Code of a structure-enhanced RNA language model named ERNIE-RNA
MIT License
12 stars 4 forks source link

ERNIE-RNA

This repository contains codes and pre-trained models for RNA feature extraction and secondary structure prediction model (ERNIE-RNA).
ERNIE-RNA is superior to the tested RNA feature extraction models (including RNA-FM) in the feature extraction task, and its effect in the secondary structure prediction task is better than RNAfold, UNI-RNA and others. You can find more details about ERNIE-RNA in our paper, ERNIE-RNA: An RNA Language Model with Structure-enhanced Representations

Overview

Table of contents - [Setup Environment](#Setup_Environment) - [Pre-trained Models](#Available_Pretrained_Models) - [Usage](#usage) - [ERNIE-RNA Embedding Generation](#ERNIE-RNA_Embedding_Generation) - [RNA Secondary Structure Prediction](#ERNIE-RNA_Structure_Prediction) - [Citations](#citations) - [License](#license)
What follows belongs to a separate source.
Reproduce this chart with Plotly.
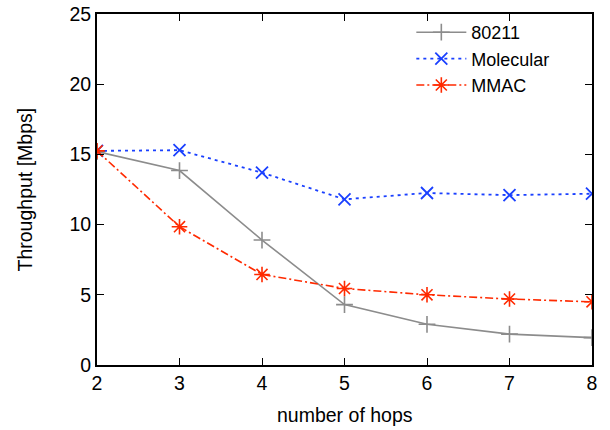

Create Environment with Conda

First, download the repository and create the environment.

git clone https://github.com/Bruce-ywj/ERNIE-RNA.git
cd ./ERNIE-RNA
conda env create -f environment.yml

Then, activate the "ERNIE-RNA" environment.

conda activate ERNIE-RNA

Access pre-trained models.

There are two subfolders in the model folder, each folder has a link, and you can download the model in the link to the same directory. Or you can download both models from our drive

Apply ERNIE-RNA with Existing Scripts.

1. Embedding Extraction.

python extract_embedding.py --seqs_path='./data/test_seqs.txt' --device='cuda:0'

The model path parameters are set by default and do not need to be changed.
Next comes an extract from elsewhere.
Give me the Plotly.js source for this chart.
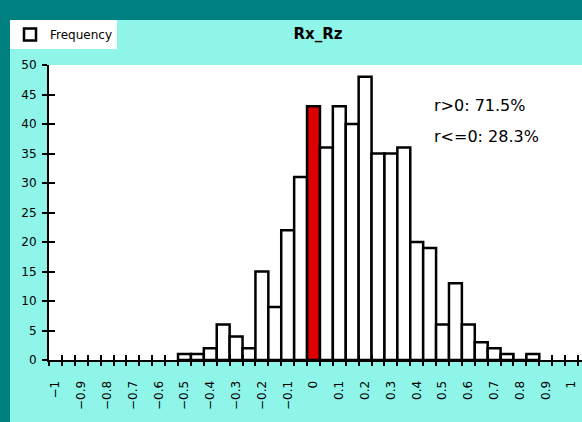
<!DOCTYPE html>
<html>
<head>
<meta charset="utf-8">
<script src="https://cdn.plot.ly/plotly-3.0.1.min.js"></script>
<style>
  html, body { margin: 0; padding: 0; background: #008080; width: 582px; height: 422px; overflow: hidden; }
  #chart { position: absolute; left: 10px; top: 20px; width: 572px; height: 402px; }
</style>
</head>
<body>
<div id="chart"></div>
<script>
// ---- data ----
const binCenters = [-0.5, -0.45, -0.4, -0.35, -0.3, -0.25, -0.2, -0.15, -0.1, -0.05,
                    0, 0.05, 0.1, 0.15, 0.2, 0.25, 0.3, 0.35, 0.4, 0.45,
                    0.5, 0.55, 0.6, 0.65, 0.7, 0.75, 0.8, 0.85];
const frequency = [1, 1, 2, 6, 4, 2, 15, 9, 22, 31,
                   43, 36, 43, 40, 48, 35, 35, 36, 20, 19,
                   6, 13, 6, 3, 2, 1, 0, 1];
const highlightBin = 0;
const xTickVals = [-1, -0.9, -0.8, -0.7, -0.6, -0.5, -0.4, -0.3, -0.2, -0.1,
                   0, 0.1, 0.2, 0.3, 0.4, 0.5, 0.6, 0.7, 0.8, 0.9, 1];
const xTickText = ['\u22121', '\u22120.9', '\u22120.8', '\u22120.7', '\u22120.6', '\u22120.5',
                   '\u22120.4', '\u22120.3', '\u22120.2', '\u22120.1',
                   '0', '0.1', '0.2', '0.3', '0.4', '0.5', '0.6', '0.7', '0.8', '0.9', '1'];
const yTickVals = [0, 5, 10, 15, 20, 25, 30, 35, 40, 45, 50];
const seriesName = 'Frequency';
const chartTitle = 'Rx_Rz';
const statLines = ['r>0: 71.5%', 'r<=0: 28.3%'];

// ---- styling ----
const FONT = 'DejaVu Sans, Verdana, sans-serif';
const CYAN = 'rgb(143,245,233)';
const RED = '#dd0000';
const xRange = [-1.025, 1.0405];
const yRange = [0, 50];

const barColors = binCenters.map(c => (c === highlightBin ? RED : '#ffffff'));

const traces = [
  {
    type: 'bar',
    name: seriesName,
    x: binCenters,
    y: frequency,
    width: 0.05,
    marker: { color: barColors, line: { color: '#000000', width: 2.5 } },
    showlegend: true,
    hoverinfo: 'x+y'
  },
  // empty helpers so that the overlay axes (tick crosses) are drawn
  { type: 'scatter', x: [], y: [], xaxis: 'x2', yaxis: 'y2', showlegend: false, hoverinfo: 'skip' },
  { type: 'scatter', x: [], y: [], xaxis: 'x3', yaxis: 'y2', showlegend: false, hoverinfo: 'skip' }
];

const layout = {
  width: 572,
  height: 402,
  paper_bgcolor: CYAN,
  plot_bgcolor: '#ffffff',
  margin: { l: 39, r: 0, t: 45, b: 62, autoexpand: false },
  bargap: 0,
  showlegend: true,
  font: { family: FONT, color: '#000000', size: 12 },
  title: {
    text: chartTitle,
    font: { family: FONT, size: 15, weight: 700, color: '#000000' },
    x: 0.5385, xref: 'container', xanchor: 'center',
    y: 0.965, yref: 'container', yanchor: 'middle'
  },
  legend: {
    xref: 'container', yref: 'container',
    x: 0, y: 1, xanchor: 'left', yanchor: 'top',
    bgcolor: '#ffffff', borderwidth: 0,
    font: { family: FONT, size: 12, color: '#000000' },
    itemwidth: 30
  },
  xaxis: {
    range: xRange,
    tickmode: 'array',
    tickvals: xTickVals,
    ticktext: xTickText,
    tickangle: -90,
    ticks: '',
    ticklabelstandoff: 14,
    tickfont: { family: FONT, size: 12, color: '#000000' },
    showline: true, linecolor: '#000000', linewidth: 2,
    showgrid: false, zeroline: false, fixedrange: true
  },
  xaxis2: {
    range: xRange, overlaying: 'x', anchor: 'y2', side: 'bottom',
    tickmode: 'linear', tick0: -1.025, dtick: 0.05,
    ticks: 'outside', ticklen: 5, tickwidth: 2, tickcolor: '#000000',
    showticklabels: false, showline: false, showgrid: false, zeroline: false
  },
  xaxis3: {
    range: xRange, overlaying: 'x', anchor: 'y2', side: 'bottom',
    tickmode: 'linear', tick0: -1.025, dtick: 0.05,
    ticks: 'inside', ticklen: 5, tickwidth: 2, tickcolor: '#000000',
    showticklabels: false, showline: false, showgrid: false, zeroline: false
  },
  yaxis: {
    range: yRange,
    tickmode: 'array',
    tickvals: yTickVals,
    ticks: 'outside', ticklen: 5, tickwidth: 2, tickcolor: '#000000',
    ticklabelstandoff: 3,
    tickfont: { family: FONT, size: 12, color: '#000000' },
    showline: true, linecolor: '#000000', linewidth: 2,
    showgrid: false, zeroline: false, fixedrange: true
  },
  yaxis2: {
    range: yRange, overlaying: 'y', anchor: 'x2', side: 'left',
    tickmode: 'array', tickvals: yTickVals,
    ticks: 'inside', ticklen: 6, tickwidth: 2, tickcolor: '#000000',
    showticklabels: false, showline: false, showgrid: false, zeroline: false
  },
  annotations: [
    { text: statLines[0], xref: 'paper', yref: 'paper', x: 0.7186, y: 0.864,
      xanchor: 'left', yanchor: 'middle', showarrow: false,
      font: { family: FONT, size: 16, color: '#000000' } },
    { text: statLines[1], xref: 'paper', yref: 'paper', x: 0.7186, y: 0.756,
      xanchor: 'left', yanchor: 'middle', showarrow: false,
      font: { family: FONT, size: 16, color: '#000000' } }
  ]
};

Plotly.newPlot('chart', traces, layout, { displayModeBar: false, staticPlot: true });
</script>
</body>
</html>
The corresponding feature extraction code is inside this file, and the sequence in the file can be modified when used.

In this file, you can use ERNIE-RNA (twod_mlm) for feature extraction.
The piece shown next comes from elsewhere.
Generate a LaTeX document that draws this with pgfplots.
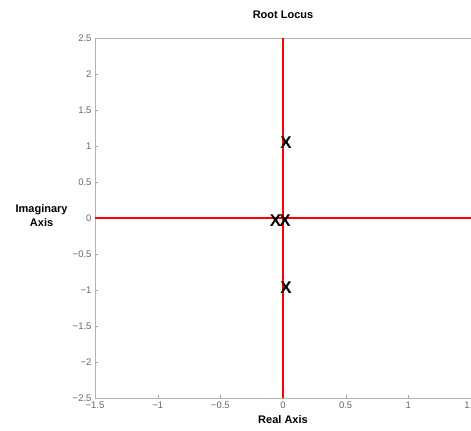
\documentclass[border=0pt]{standalone}
\usepackage{fontspec}
\setmainfont{Liberation Sans}
\setsansfont{Liberation Sans}
\usepackage{pgfplots}
\pgfplotsset{compat=1.18}
\begin{document}
\begin{tikzpicture}
\begin{axis}[
  scale only axis,
  width=376pt, height=360pt,
  xmin=-1.5, xmax=1.5, ymin=-2.5, ymax=2.5,
  xtick={-1.5,-1,-0.5,0,0.5,1,1.5},
  xticklabels={−1.5,−1,−0.5,0,0.5,1,1.5},
  ytick={-2.5,-2,-1.5,-1,-0.5,0,0.5,1,1.5,2,2.5},
  yticklabels={−2.5,−2,−1.5,−1,−0.5,0,0.5,1,1.5,2,2.5},
  ticklabel style={font=\fontsize{9.5}{10}\selectfont, text=black!60},
  axis line style={black!30},
  tick style={black!35},
  major tick length=3pt,
  tick align=inside,
  xtick pos=bottom, ytick pos=left,
  title={\textbf{Root Locus}},
  title style={font=\fontsize{11}{12}\selectfont, at={(axis description cs:0.5,1)}, yshift=10pt, anchor=south},
  xlabel={\textbf{Real Axis}},
  xlabel style={font=\fontsize{11}{12}\selectfont, yshift=0pt},
  ylabel={\textbf{Imaginary}\\\textbf{Axis}},
  ylabel style={font=\fontsize{11}{14}\selectfont, rotate=-90, align=center, at={(axis description cs:-0.142,0.507)}, anchor=center},
  clip=false,
]
\addplot[red, line width=1.3pt] coordinates {(0,-2.5) (0,2.5)};
\addplot[red, line width=1.3pt] coordinates {(-1.5,0) (1.5,0)};
\addplot[only marks, mark=text, text mark={\fontsize{17}{17}\selectfont\textbf{X}}] coordinates {
  (0.024,1.046) (0.024,-0.968) (-0.06,-0.03) (0.016,-0.03)
};
\end{axis}
\pgfresetboundingbox
\path[use as bounding box] ([xshift=-95pt,yshift=-33pt]current axis.south west) rectangle ([yshift=38pt]current axis.north east);
\end{tikzpicture}
\end{document}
Features include cls, tokens, atten_map.

2. Secondary structure prediction.

python predict_ss_rna.py  --seqs_path='./data/test_seqs.fasta' --device='cuda:0'

The model path parameters are set by default and do not need to be changed.

The corresponding feature extraction code is inside this file, and the sequence in the file can be modified when used.

This file will output the RNA secondary structure predicted by the two models (fine-tuned model and pre-trained model).

Citations

If you find the models useful in your research, please cite our work:

ERNIE-RNA: An RNA Language Model with Structure-enhanced Representations

Yin W, Zhang Z, He L, et al. ERNIE-RNA: An RNA Language Model with Structure-enhanced Representations[J]. bioRxiv, 2024: 2024.03. 17.585376.

We use fairseq sequence modeling framework to train our RNA language modeling. We very appreciate this excellent work!

License

This source code is licensed under the MIT license found in the LICENSE file in the root directory of this source tree.